EXERCISE DETAILS. Go through the listing beneath this task and return every line that carries the string "page".

>> begin

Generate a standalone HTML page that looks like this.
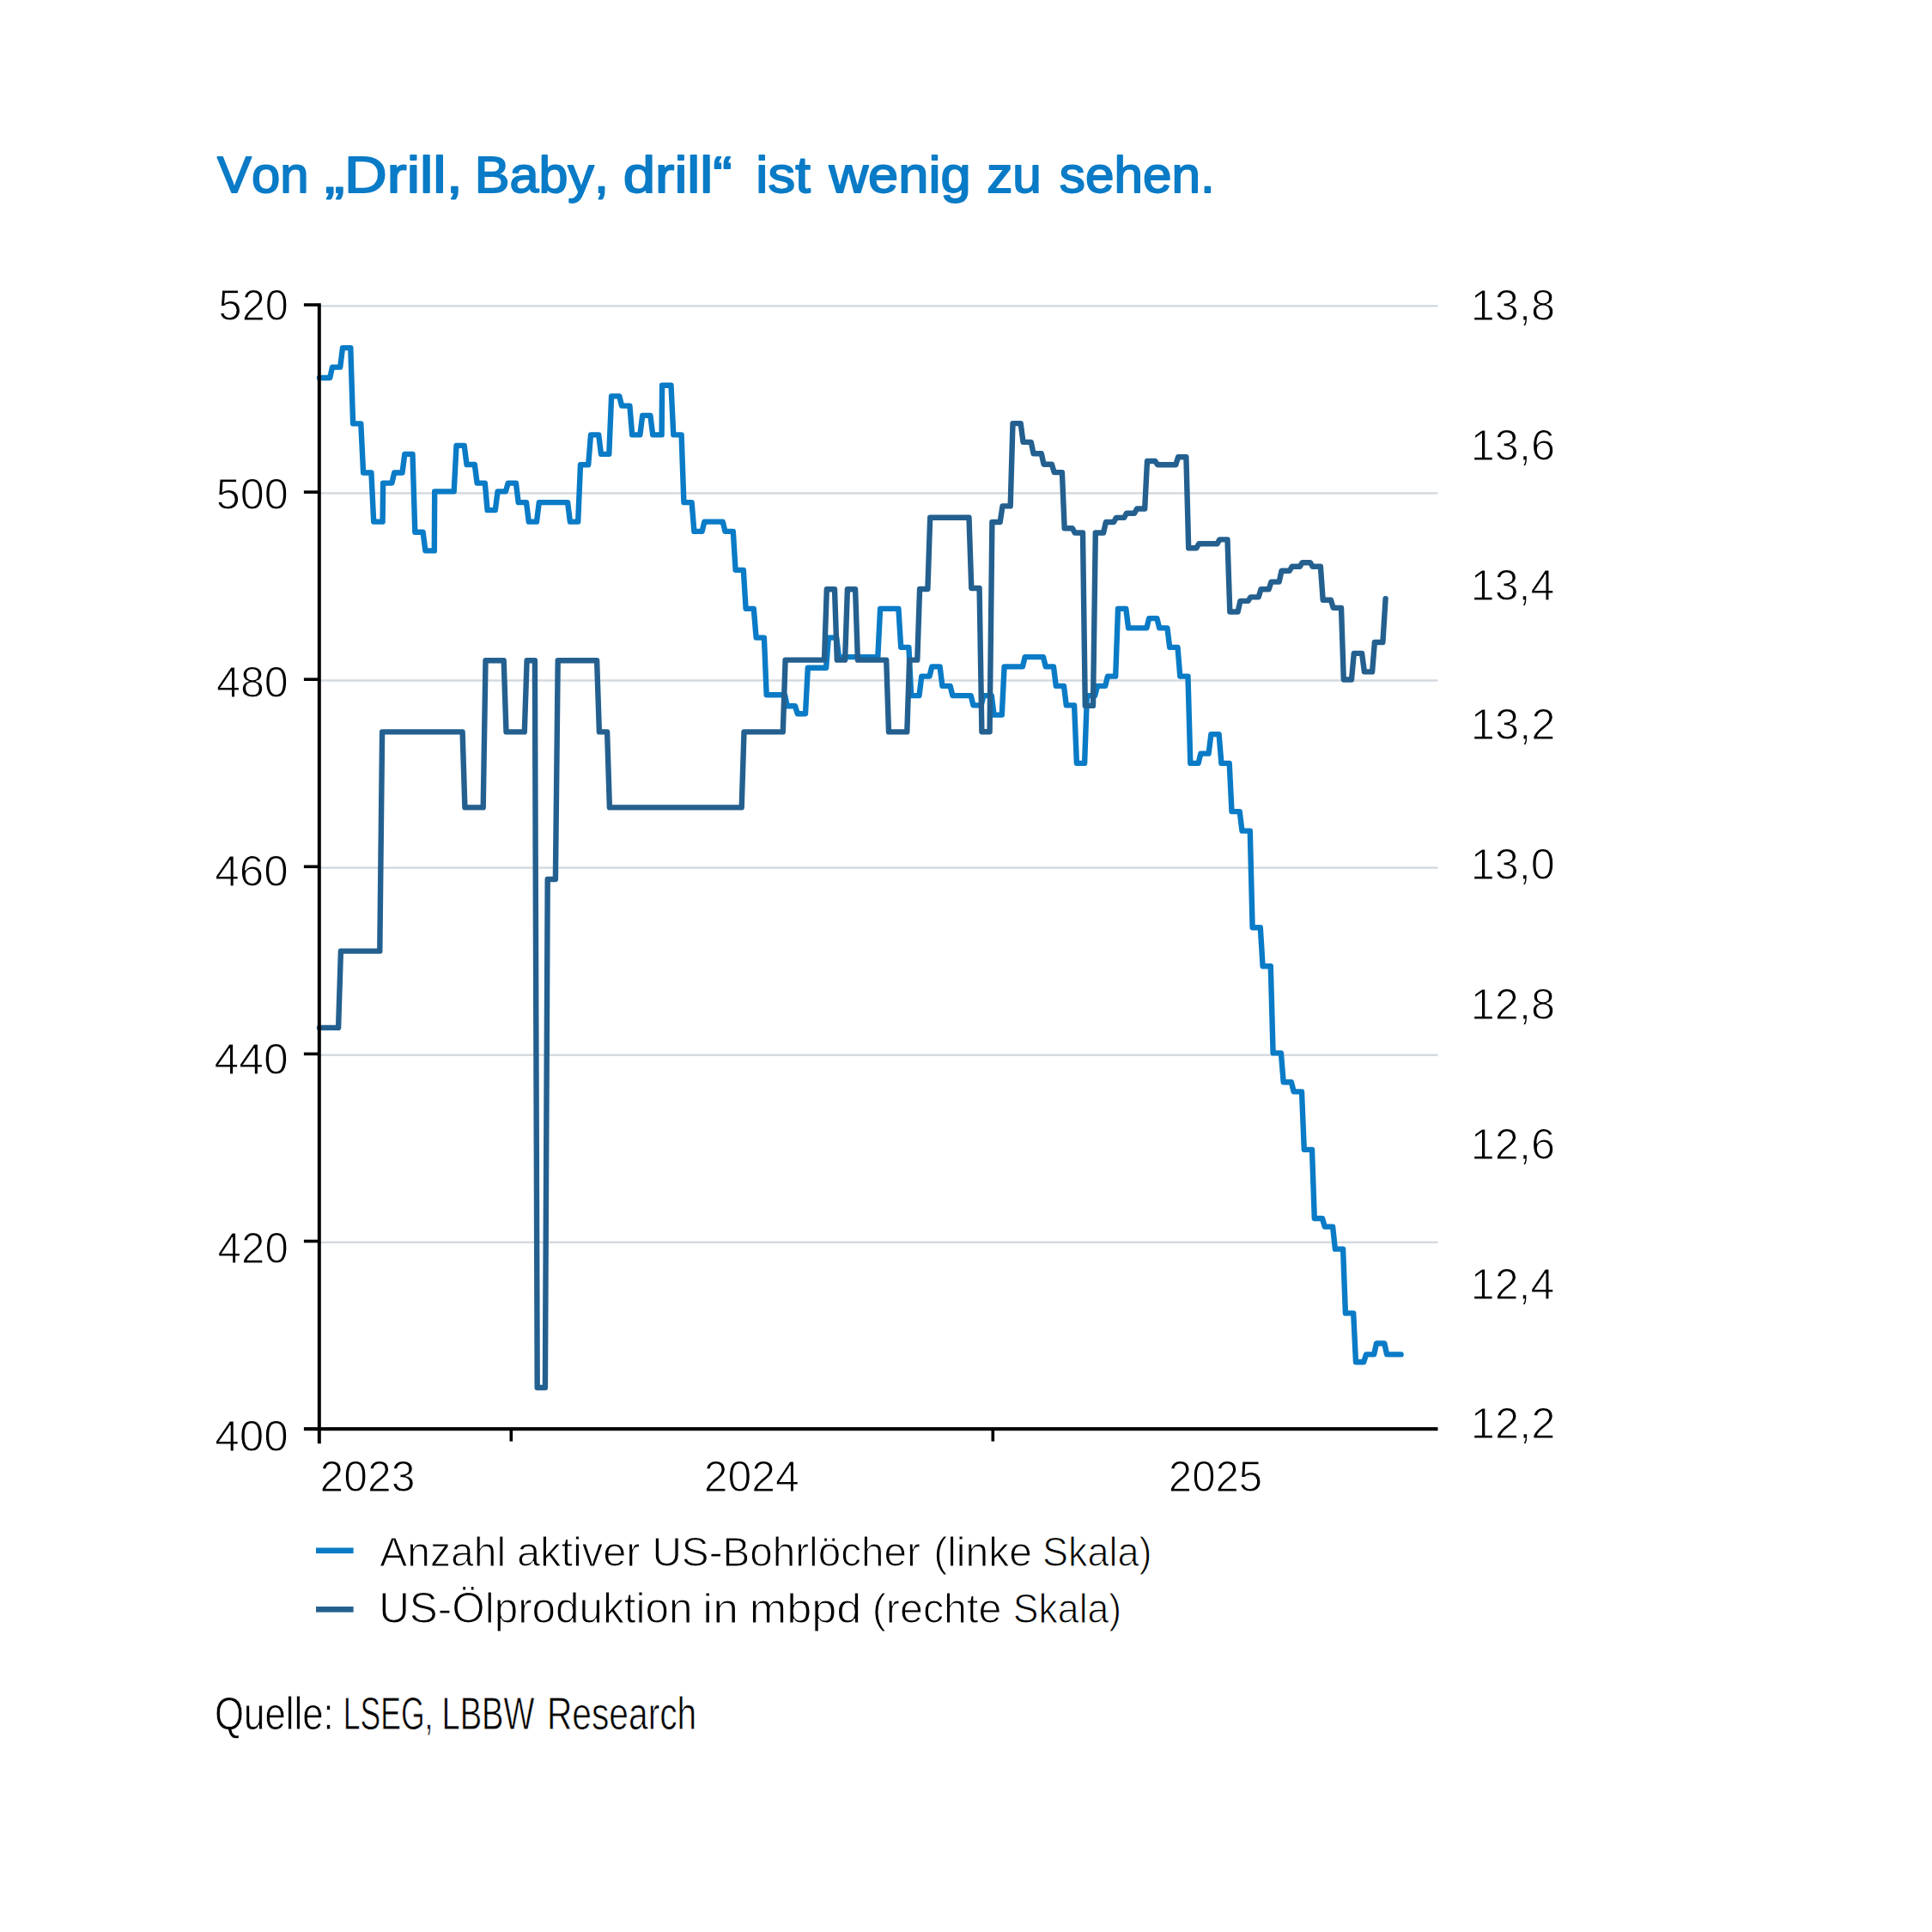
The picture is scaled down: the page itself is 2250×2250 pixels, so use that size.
<!DOCTYPE html>
<html lang="de"><head><meta charset="utf-8"><title>Von „Drill, Baby, drill“ ist wenig zu sehen.</title>
<style>
html,body{margin:0;padding:0;background:#fff;}
body{width:2250px;height:2250px;overflow:hidden;}
svg{display:block;}
text{font-family:"Liberation Sans",sans-serif;fill:#000;font-kerning:none;white-space:pre;}
.t{fill:#0a7bc6;stroke:#0a7bc6;stroke-width:1.8px;stroke-linejoin:round;}
.a,.l{stroke:#fff;stroke-width:1.1px;}
.s{stroke:#fff;stroke-width:0.8px;}
</style></head><body>
<svg width="2250" height="2250" viewBox="0 0 2250 2250">
<rect width="2250" height="2250" fill="#fff"/>

<text class="t" transform="translate(253.04,223.60) scale(1.0140,1)" font-size="59" >Von</text>
<text class="t" transform="translate(378.18,223.60) scale(1.1671,1)" font-size="59" >„Drill,</text>
<text class="t" transform="translate(552.69,223.60) scale(1.0353,1)" font-size="59" >Baby,</text>
<text class="t" transform="translate(725.68,223.60) scale(1.1386,1)" font-size="59" >drill“</text>
<text class="t" transform="translate(880.36,223.60) scale(1.0747,1)" font-size="59" >ist</text>
<text class="t" transform="translate(965.39,223.60) scale(1.0722,1)" font-size="59" >wenig</text>
<text class="t" transform="translate(1149.15,223.60) scale(1.0231,1)" font-size="59" >zu</text>
<text class="t" transform="translate(1233.82,223.60) scale(1.0211,1)" font-size="59" >sehen.</text>
<rect x="373" y="355.1" width="1301.5" height="2.4" fill="#d3d9de"/>
<rect x="373" y="573.2" width="1301.5" height="2.4" fill="#d3d9de"/>
<rect x="373" y="791.3" width="1301.5" height="2.4" fill="#d3d9de"/>
<rect x="373" y="1009.4" width="1301.5" height="2.4" fill="#d3d9de"/>
<rect x="373" y="1227.5" width="1301.5" height="2.4" fill="#d3d9de"/>
<rect x="373" y="1445.6" width="1301.5" height="2.4" fill="#d3d9de"/>
<text class="a" transform="translate(254.60,373.20) scale(0.9727,1)" font-size="50" >520</text>
<text class="a" transform="translate(251.73,592.70) scale(1.0080,1)" font-size="50" >500</text>
<text class="a" transform="translate(252.00,812.20) scale(1.0047,1)" font-size="50" >480</text>
<text class="a" transform="translate(250.37,1031.70) scale(1.0246,1)" font-size="50" >460</text>
<text class="a" transform="translate(249.56,1251.20) scale(1.0346,1)" font-size="50" >440</text>
<text class="a" transform="translate(253.62,1470.70) scale(0.9848,1)" font-size="50" >420</text>
<text class="a" transform="translate(250.27,1690.20) scale(1.0259,1)" font-size="50" >400</text>
<text class="a" transform="translate(1712.81,372.90) scale(1.0095,1)" font-size="50" >13,8</text>
<text class="a" transform="translate(1712.80,535.70) scale(1.0098,1)" font-size="50" >13,6</text>
<text class="a" transform="translate(1712.83,698.50) scale(1.0017,1)" font-size="50" >13,4</text>
<text class="a" transform="translate(1712.79,861.30) scale(1.0133,1)" font-size="50" >13,2</text>
<text class="a" transform="translate(1712.81,1024.10) scale(1.0071,1)" font-size="50" >13,0</text>
<text class="a" transform="translate(1712.81,1186.90) scale(1.0095,1)" font-size="50" >12,8</text>
<text class="a" transform="translate(1712.80,1349.70) scale(1.0098,1)" font-size="50" >12,6</text>
<text class="a" transform="translate(1712.83,1512.50) scale(1.0017,1)" font-size="50" >12,4</text>
<text class="a" transform="translate(1712.79,1675.30) scale(1.0133,1)" font-size="50" >12,2</text>
<path d="M372.0,440.0 L384.2,440.0 L387.0,427.6 L396.2,427.6 L399.0,405.1 L408.3,405.1 L411.1,493.4 L420.3,493.4 L423.1,550.5 L432.4,550.5 L435.2,607.6 L445.6,607.6 L446.1,562.6 L456.4,562.6 L459.2,550.5 L468.5,550.5 L471.3,528.9 L480.5,528.9 L483.3,619.7 L492.6,619.7 L495.4,641.4 L505.8,641.4 L506.2,572.4 L528.7,572.4 L531.5,518.9 L540.7,518.9 L543.5,541.0 L552.8,541.0 L555.6,562.6 L564.8,562.6 L567.6,594.1 L576.8,594.1 L579.6,572.4 L588.9,572.4 L591.7,562.6 L600.9,562.6 L603.7,585.1 L613.0,585.1 L615.8,607.6 L625.0,607.6 L627.8,585.1 L661.1,585.1 L663.9,607.6 L673.2,607.6 L676.0,541.2 L685.2,541.2 L688.0,506.4 L697.2,506.4 L700.0,528.9 L709.3,528.9 L712.1,461.4 L721.3,461.4 L724.1,472.6 L733.4,472.6 L736.2,506.4 L745.4,506.4 L748.2,483.9 L757.4,483.9 L760.2,506.4 L770.6,506.4 L771.1,448.8 L781.5,448.8 L784.3,506.4 L793.6,506.4 L796.4,585.1 L805.6,585.1 L808.4,618.9 L817.6,618.9 L820.4,607.6 L841.7,607.6 L844.5,618.9 L853.8,618.9 L856.6,663.9 L865.8,663.9 L868.6,708.9 L877.8,708.9 L880.6,742.6 L889.9,742.6 L892.7,809.3 L914.0,809.3 L916.8,822.2 L926.0,822.2 L928.8,831.2 L938.0,831.2 L940.8,777.8 L962.1,777.8 L964.9,742.6 L974.2,742.6 L977.0,765.1 L1022.3,765.1 L1025.1,708.9 L1046.4,708.9 L1049.2,753.9 L1058.4,753.9 L1061.2,810.1 L1070.5,810.1 L1073.3,787.6 L1082.5,787.6 L1085.3,776.4 L1094.6,776.4 L1097.4,798.9 L1106.6,798.9 L1109.4,810.1 L1130.7,810.1 L1133.5,821.4 L1142.7,821.4 L1145.5,810.1 L1154.8,810.1 L1157.6,832.6 L1166.8,832.6 L1169.6,776.4 L1190.9,776.4 L1193.7,765.1 L1215.0,765.1 L1217.8,776.4 L1227.0,776.4 L1229.8,798.9 L1239.0,798.9 L1241.8,821.4 L1251.1,821.4 L1253.9,888.9 L1263.1,888.9 L1265.9,810.1 L1275.2,810.1 L1278.0,798.9 L1287.2,798.9 L1290.0,787.6 L1299.2,787.6 L1302.0,708.9 L1311.3,708.9 L1314.1,731.4 L1335.4,731.4 L1338.2,720.1 L1347.4,720.1 L1350.2,731.4 L1359.4,731.4 L1362.2,753.9 L1371.5,753.9 L1374.3,787.6 L1383.5,787.6 L1386.3,888.9 L1395.6,888.9 L1398.4,877.6 L1407.6,877.6 L1410.4,855.1 L1419.6,855.1 L1422.4,888.9 L1431.7,888.9 L1434.5,945.1 L1443.7,945.1 L1446.5,967.6 L1455.8,967.6 L1458.6,1080.2 L1467.8,1080.2 L1470.6,1125.2 L1479.8,1125.2 L1482.6,1226.4 L1491.9,1226.4 L1494.7,1260.2 L1503.9,1260.2 L1506.7,1271.4 L1516.0,1271.4 L1518.8,1338.9 L1528.0,1338.9 L1530.8,1419.0 L1540.0,1419.0 L1542.8,1428.6 L1552.1,1428.6 L1554.9,1454.6 L1564.1,1454.6 L1566.9,1529.4 L1576.2,1529.4 L1579.0,1586.3 L1588.2,1586.3 L1591.0,1577.4 L1600.2,1577.4 L1603.0,1564.5 L1612.3,1564.5 L1615.1,1577.4 L1631.6,1577.4" fill="none" stroke="#0a7bc6" stroke-width="6.4" stroke-linejoin="round" stroke-linecap="round"/>
<path d="M372.0,1196.9 L394.1,1196.9 L396.9,1107.6 L442.3,1107.6 L445.1,852.4 L538.6,852.4 L541.4,940.4 L562.7,940.4 L565.5,769.3 L586.7,769.3 L589.5,852.4 L610.8,852.4 L613.6,769.3 L622.9,769.3 L625.7,1616.0 L634.9,1616.0 L637.7,1024.0 L646.9,1024.0 L649.7,769.3 L695.1,769.3 L697.9,852.4 L707.1,852.4 L709.9,940.4 L863.7,940.4 L866.5,852.4 L911.8,852.4 L914.6,768.6 L960.0,768.6 L962.8,686.3 L972.0,686.3 L974.8,768.6 L984.1,768.6 L986.9,686.3 L996.1,686.3 L998.9,768.6 L1032.2,768.6 L1035.0,852.4 L1056.3,852.4 L1059.1,768.6 L1068.3,768.6 L1071.1,686.0 L1080.4,686.0 L1083.2,602.8 L1128.5,602.8 L1131.3,685.0 L1140.6,685.0 L1143.4,852.3 L1152.6,852.3 L1155.4,608.0 L1164.7,608.0 L1167.5,589.4 L1176.7,589.4 L1179.5,493.1 L1188.7,493.1 L1191.5,514.9 L1200.8,514.9 L1203.6,528.3 L1212.8,528.3 L1215.6,540.7 L1224.9,540.7 L1227.7,550.1 L1236.9,550.1 L1239.7,615.3 L1248.9,615.3 L1251.7,620.5 L1261.0,620.5 L1263.8,821.9 L1273.0,821.9 L1275.8,620.5 L1285.1,620.5 L1287.9,608.0 L1297.1,608.0 L1299.9,602.9 L1309.1,602.9 L1311.9,597.7 L1321.2,597.7 L1324.0,592.5 L1333.2,592.5 L1336.0,537.0 L1345.3,537.0 L1348.1,541.3 L1369.3,541.3 L1372.1,532.3 L1381.4,532.3 L1384.2,638.3 L1393.4,638.3 L1396.2,633.3 L1417.5,633.3 L1420.3,628.4 L1429.5,628.4 L1432.3,712.5 L1441.6,712.5 L1444.4,699.9 L1453.6,699.9 L1456.4,695.4 L1465.7,695.4 L1468.5,686.3 L1477.7,686.3 L1480.5,677.6 L1489.7,677.6 L1492.5,664.8 L1501.8,664.8 L1504.6,659.8 L1513.8,659.8 L1516.6,655.2 L1525.9,655.2 L1528.7,659.8 L1537.9,659.8 L1540.7,698.8 L1549.9,698.8 L1552.7,707.9 L1562.0,707.9 L1564.8,791.5 L1574.0,791.5 L1576.8,760.9 L1586.1,760.9 L1588.9,782.4 L1598.1,782.4 L1600.9,748.0 L1610.4,748.0 L1613.6,697.1" fill="none" stroke="#24608f" stroke-width="6.4" stroke-linejoin="round" stroke-linecap="round"/>
<rect x="369.8" y="353.2" width="4" height="1328" fill="#000"/>
<rect x="353.9" y="1662.1" width="1320.6" height="4.1" fill="#000"/>
<rect x="353.9" y="353.2" width="17" height="3.6" fill="#000"/>
<rect x="353.9" y="571.3" width="17" height="3.6" fill="#000"/>
<rect x="353.9" y="789.4" width="17" height="3.6" fill="#000"/>
<rect x="353.9" y="1007.5" width="17" height="3.6" fill="#000"/>
<rect x="353.9" y="1225.6" width="17" height="3.6" fill="#000"/>
<rect x="353.9" y="1443.7" width="17" height="3.6" fill="#000"/>
<rect x="593.5" y="1664" width="3.6" height="14.6" fill="#000"/>
<rect x="1154.5" y="1664" width="3.6" height="14.6" fill="#000"/>
<text class="a" transform="translate(372.55,1737.00) scale(0.9961,1)" font-size="50" >2023</text>
<text class="a" transform="translate(819.74,1737.00) scale(0.9986,1)" font-size="50" >2024</text>
<text class="a" transform="translate(1360.78,1737.00) scale(0.9839,1)" font-size="50" >2025</text>
<rect x="368" y="1802.5" width="43.6" height="6.6" fill="#0a7bc6"/>
<rect x="368" y="1871" width="43.6" height="6.6" fill="#24608f"/>
<text class="l" transform="translate(442.36,1823.60) scale(0.9792,1)" font-size="49" >Anzahl</text>
<text class="l" transform="translate(601.88,1823.60) scale(0.9963,1)" font-size="49" >aktiver</text>
<text class="l" transform="translate(759.47,1823.60) scale(0.9724,1)" font-size="49" >US-Bohrlöcher</text>
<text class="l" transform="translate(1087.17,1823.60) scale(0.9814,1)" font-size="49" >(linke</text>
<text class="l" transform="translate(1213.90,1823.60) scale(0.9197,1)" font-size="49" >Skala)</text>
<text class="l" transform="translate(441.14,1890.40) scale(1.0086,1)" font-size="49" >US-Ölproduktion</text>
<text class="l" transform="translate(818.37,1890.40) scale(1.0922,1)" font-size="49" >in</text>
<text class="l" transform="translate(872.78,1890.40) scale(1.0658,1)" font-size="49" >mbpd</text>
<text class="l" transform="translate(1015.75,1890.40) scale(0.9879,1)" font-size="49" >(rechte</text>
<text class="l" transform="translate(1179.83,1890.40) scale(0.9100,1)" font-size="49" >Skala)</text>
<text class="s" transform="translate(250.03,2013.60) scale(0.8258,1)" font-size="53" >Quelle:</text>
<text class="s" transform="translate(399.79,2013.60) scale(0.6700,1)" font-size="53" >LSEG,</text>
<text class="s" transform="translate(514.58,2013.60) scale(0.7180,1)" font-size="53" >LBBW</text>
<text class="s" transform="translate(636.96,2013.60) scale(0.7684,1)" font-size="53" >Research</text>
</svg></body></html>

>> end

ANSWER TO THIS PROBLEM.
Generate a standalone HTML page that looks like this.
The picture is scaled down: the page itself is 2250×2250 pixels, so use that size.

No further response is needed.